850 DR. BABASAHEB AMBEDKAR : WRITINGS AND SPEECHES
I do not want to say much more, but I do want to say that most of us are feeling very keenly that the Defence Budget is the greatest stumbling block in the path of the welfare of this country.
There is one other thing to which I would like to draw the attention of the Finance Minister. He has already indicated in the course of his Budget speech that the prospect for this country, so far as taxation is concerned in the future, is not a very happy one. He himself has admitted that our incometax revenue would not remain at the same level at which it has remained for the last two years. He knows very well that the export duty, which forms a very large part of the present revenue of the country, is no longer to be regarded as a permanent part of the revenue structure of this country. Export duties, which in all countries are of an unusual sort, extraordinary in their character, never can be regarded as a natural part of the tax structure of a country and depend upon conditions in foreign countries. The moment those conditions vary, you have got to vary the tax.
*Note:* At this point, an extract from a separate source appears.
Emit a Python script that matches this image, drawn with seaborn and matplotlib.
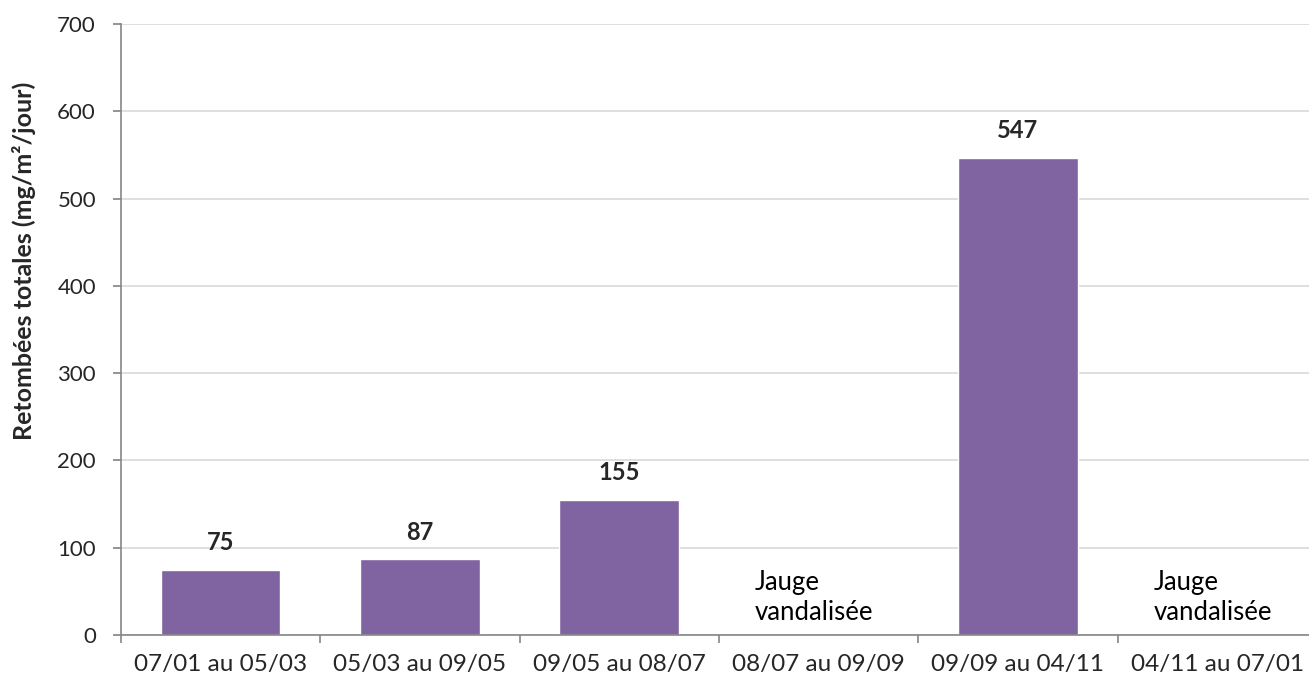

You may meet with a situation where you may have to abandon such duties completely. The fear which I feel on account of the prospect in the decline of revenue is this : How is the Finance Minister going to make good the losses that might occur by the reduction of certain items on the revenue side ? Will he cut into the Defence Department’s Budget, or will he cut into the Budgets of the other Departments which are ministering to the social welfare of the people ? I have no idea. If the opinion in favour of the retention of the armed forces at the present level of expenditure prevails, our conditions, so far as the welfare of the people are concerned, will deteriorate considerably. I want the Finance Minister to take note of this fact and tell us something about what he would do when such a prospect presents itself to him in the concrete.